D’autres joueurs de la National Rugby League (NRL), le championnat à XIII de franchises australiennes et néo-zélandaise, auraient été approchés comme Ryan Papenhuyzen ou Nelson Asofa-Solomona. L’idée est de donner une liberté maximale aux joueurs, qui seront répartis dans les équipes via une draft. Ils n’auraient pas d’obligation d’habiter sur le lieu de la franchise, et possession de 100% de leurs droits de propriété intellectuelle.

Qui finance ce projet?

Face à de telles promesses financières formulées aux joueurs, les questions abondent sur la provenance des fonds des félons. Et cela reste plutôt opaque. Selon le dossier de présentation relayé par L’Equipe, un seul actionnaire est cité: "885 Capital" des Emirats arabes unis qui avance l’ambition de vendre chaque franchise masculine 30 millions d’euros et celles féminines 10 millions d’euros. Celles-ci seraient enregistrées auprès de la Fédération emiratie de rugby.
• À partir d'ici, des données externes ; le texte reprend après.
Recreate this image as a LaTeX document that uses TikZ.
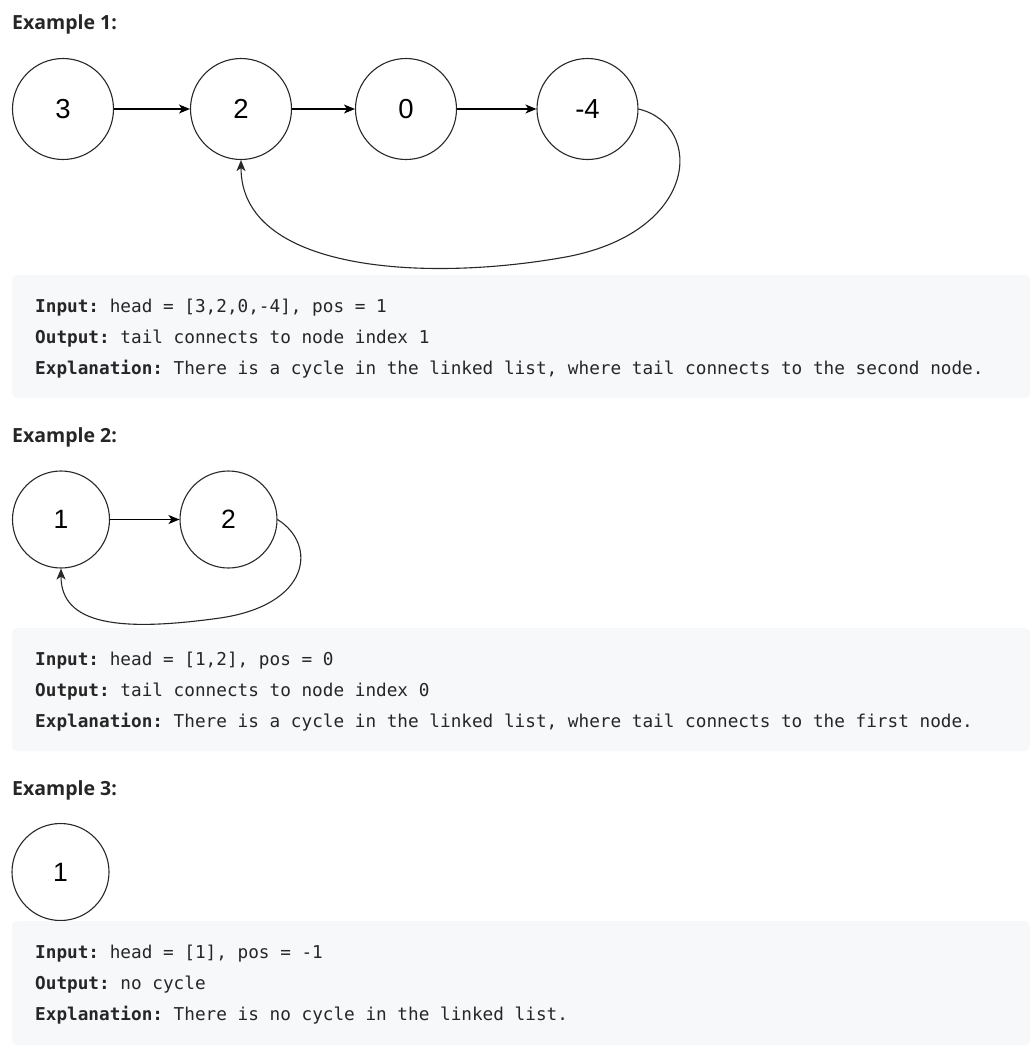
\documentclass[tikz,border=0pt]{standalone}
\usepackage{fontspec}
\setmainfont{Liberation Sans}
\setmonofont{DejaVu Sans Mono}
\newfontfamily\headfont{Open Sans}
\usetikzlibrary{arrows.meta}
\definecolor{txt}{RGB}{38,38,38}
\definecolor{blockgray}{RGB}{247,248,250}
\definecolor{linec}{RGB}{40,40,40}
\tikzset{
  bigcirc/.style={circle,draw=linec,line width=1.1pt,minimum size=101pt,inner sep=0pt,font=\fontsize{27.5}{30}\selectfont},
  smallcirc/.style={circle,draw=linec,line width=1.1pt,minimum size=97pt,inner sep=0pt,font=\fontsize{26.5}{30}\selectfont},
  link/.style={draw=black,line width=1.1pt,-{Stealth[length=11pt,width=9pt,inset=3pt]}},
  backlink/.style={draw=linec,line width=1.1pt,-{Stealth[length=11pt,width=9pt,inset=3pt]}},
  codeblock/.style={fill=blockgray,rounded corners=5pt},
  heading/.style={anchor=base west,inner sep=0pt,text=txt,font=\headfont\bfseries\fontsize{19.5}{22}\selectfont},
  codeline/.style={anchor=base west,inner sep=0pt,text=txt,font=\ttfamily\fontsize{17.7}{20}\selectfont}
}
\begin{document}
\begin{tikzpicture}[x=1pt,y=-1pt]
\useasboundingbox (0,0) rectangle (1036,1050);
% ---------- Example 1 ----------
\node[heading] (h1) at (12,29) {Example 1:};
\node[bigcirc] (a3) at (63,109) {3};
\node[bigcirc] (a2) at (241,109) {2};
\node[bigcirc] (a0) at (406,109) {0};
\node[bigcirc] (a4) at (587.5,109) {-4};
\draw[link] (a3) -- (a2);
\draw[link] (a2) -- (a0);
\draw[link] (a0) -- (a4);
\draw[backlink] (a4.east) .. controls (705,125) and (700,235) .. (560,258)
  .. controls (420,282) and (241,270) .. (a2.south);
\fill[codeblock] (12,275) rectangle (1030,398);
\node[codeline] (i1) at (35,312) {\textbf{Input:} head = [3,2,0,-4], pos = 1};
\node[codeline] (o1) at (35,343) {\textbf{Output:} tail connects to node index 1};
\node[codeline] (e1) at (35,374) {\textbf{Explanation:} There is a cycle in the linked list, where tail connects to the second node.};
% ---------- Example 2 ----------
\node[heading] (h2) at (12,442) {Example 2:};
\node[smallcirc] (b1) at (61,519.5) {1};
\node[smallcirc] (b2) at (228.5,519.5) {2};
\draw[link] (b1) -- (b2);
\draw[backlink] (b2.east) .. controls (318,545) and (310,605) .. (220,618)
  .. controls (120,632) and (61,625) .. (b1.south);
\fill[codeblock] (12,628) rectangle (1030,751);
\node[codeline] (i2) at (35,665) {\textbf{Input:} head = [1,2], pos = 0};
\node[codeline] (o2) at (35,696) {\textbf{Output:} tail connects to node index 0};
\node[codeline] (e2) at (35,727) {\textbf{Explanation:} There is a cycle in the linked list, where tail connects to the first node.};
% ---------- Example 3 ----------
\node[heading] (h3) at (12,795) {Example 3:};
\node[smallcirc] (c1) at (60.5,872) {1};
\fill[codeblock] (12,921) rectangle (1030,1045);
\node[codeline] (i3) at (35,958) {\textbf{Input:} head = [1], pos = -1};
\node[codeline] (o3) at (35,989) {\textbf{Output:} no cycle};
\node[codeline] (e3) at (35,1020) {\textbf{Explanation:} There is no cycle in the linked list.};
\end{tikzpicture}
\end{document}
Quand ce projet est-il censé voir le jour?

Le projet R360 veut aller vite. Mais les dissidents ont subi un premier contretemps début septembre après la décision de World Rugby de repousser l’idée d’un vote pour valider la compétition. Une source proche de R360 approché par The Telegraph a confirmé que la demande d'homologation avait été reportée à l'année prochaine, soulignant qu'il s'agissait d'une décision prise de son propre chef afin de finaliser le processus de franchise.
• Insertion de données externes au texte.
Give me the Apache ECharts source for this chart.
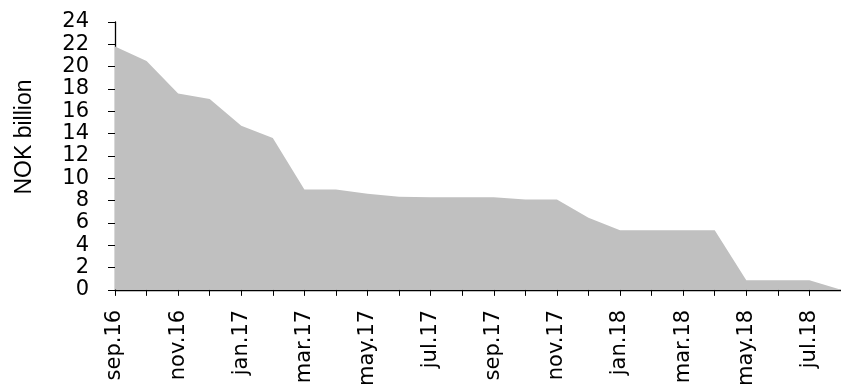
<!DOCTYPE html>
<html>
<head>
<meta charset="utf-8">
<script src="https://cdn.jsdelivr.net/npm/echarts@6/dist/echarts.min.js"></script>
<style>html,body{margin:0;padding:0;background:#fff}#c{width:841px;height:389px}</style>
</head>
<body>
<div id="c"></div>
<script>
const categories = ['sep.16','oct.16','nov.16','dec.16','jan.17','feb.17','mar.17','apr.17','may.17','jun.17','jul.17','aug.17','sep.17','oct.17','nov.17','dec.17','jan.18','feb.18','mar.18','apr.18','may.18','jun.18','jul.18','aug.18'];
const values = [21.8,20.5,17.6,17.1,14.7,13.6,9.0,9.0,8.6,8.35,8.3,8.3,8.3,8.1,8.1,6.45,5.35,5.35,5.35,5.35,0.85,0.85,0.85,0.0];
const yAxisTitle = 'NOK billion';
const yMin = 0, yMax = 24, yStep = 2;

const chart = echarts.init(document.getElementById('c'));
chart.setOption({
  animation: false,
  grid: {left: 115, right: -4, top: 22, bottom: 96, containLabel: false},
  xAxis: {
    type: 'category', data: categories, boundaryGap: false,
    axisLine: {lineStyle: {color: '#000', width: 1.3}},
    axisTick: {show: true, interval: 0, length: 6, lineStyle: {color: '#000'}},
    axisLabel: {interval: 1, rotate: 90, margin: 20, color: '#000', fontFamily: 'DejaVu Sans', fontSize: 21},
    splitLine: {show: false}
  },
  yAxis: {
    type: 'value', min: yMin, max: yMax, interval: yStep,
    axisLine: {show: true, lineStyle: {color: '#000', width: 1.3}},
    axisTick: {show: true, length: 7, lineStyle: {color: '#000'}},
    axisLabel: {margin: 26, color: '#000', fontFamily: 'DejaVu Sans', fontSize: 21},
    splitLine: {show: false}
  },
  graphic: [{
    type: 'text', x: 24.5, y: 137, rotation: Math.PI / 2,
    style: {text: yAxisTitle, fontFamily: 'Liberation Sans', fontSize: 23, fill: '#000', align: 'center', verticalAlign: 'middle'}
  }],
  series: [{
    type: 'line', data: values, symbol: 'none',
    lineStyle: {width: 0},
    areaStyle: {color: '#c0c0c0', opacity: 1}
  }]
});
</script>
</body>
</html>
Les discussions au sein de l’instance internationale ont été repoussées au moins de juin prochain et l’issue d’un vote semble très incertaine puisque le projet pourrait avoir du mal à rallier la de 75% des membres du conseil, barre symbolique pour le valider. R360 pourrait alors se lancer seul, sans validation officielle (ce qui est tout à fait possible), mais s’exposerait alors à de grosses contraintes financières et logistiques, notamment sur l’épineux sujet de l’éligibilité des joueurs à leurs sélections. Selon le journal australien Sydney Morning Herald, la première saison serait lancée le 2 octobre 2026, avec 6 équipes masculines et 4 féminines. En 2027, la première "vraie" saison est espérée entre avril et septembre, avec 8 équipes masculines et 12 étapes et des équipes basées à Londres, Miami, Tokyo, Dubai, Boston, Le Cap, Lisbonne et Madrid

Un calendrier en confrontation directe avec celui des clubs

S’il entre directement en confrontation avec les championnats actuels qu’il veut dépoussiérer, le projet assure vouloir respecter les fenêtres internationales et permettre à ses joueurs de continuer à jouer sous les couleurs de leur pays. Une promesse un peu illusoire dès 2027, année où les sélections prépareront dès l’été la Coupe du monde 2027 en Australie. Après le récent succès de la Coupe du monde féminine, World Rugby s’est aussi dite surprise de voir le calendrier de R360 ne pas coller avec celui du rugby féminin.

Les opposants vent debout

Si certains joueurs ont déjà donné l’accord, le projet suscite un logique vent de fronde chez les acteurs directement concurrencés: les championnats. En France, Florian Grill, pésident de la Fédération française de rugby, s’y oppose fermement. Plusieurs sélections rendent actuellement inéligibles les joueurs évoluant à l’étranger comme la Nouvelle-Zélande ou l’Angleterre. L'Australie a aussi prévenu les agents de joueurs intéressés qu'elle les rendrait inéligibles à ses sélections s'ils rejoignaient R360

Le projet provoqué aussi une certaine moue en haut lieu. Alan Gilpin, directeur général de World Rugby, a récemment mis en garde sur les dangers de ce projet dissident. "Le rugby, et en l'occurrence le rugby féminin, a-t-il besoin de nouveaux investissements? Absolument", a-t-il déclaré. "Le rugby doit-il en quelque sorte bouleverser toutes ses structures existantes et adopter une approche totalement différente? Je dirais que non, d'après ce que nous avons constaté ces cinq dernières semaines."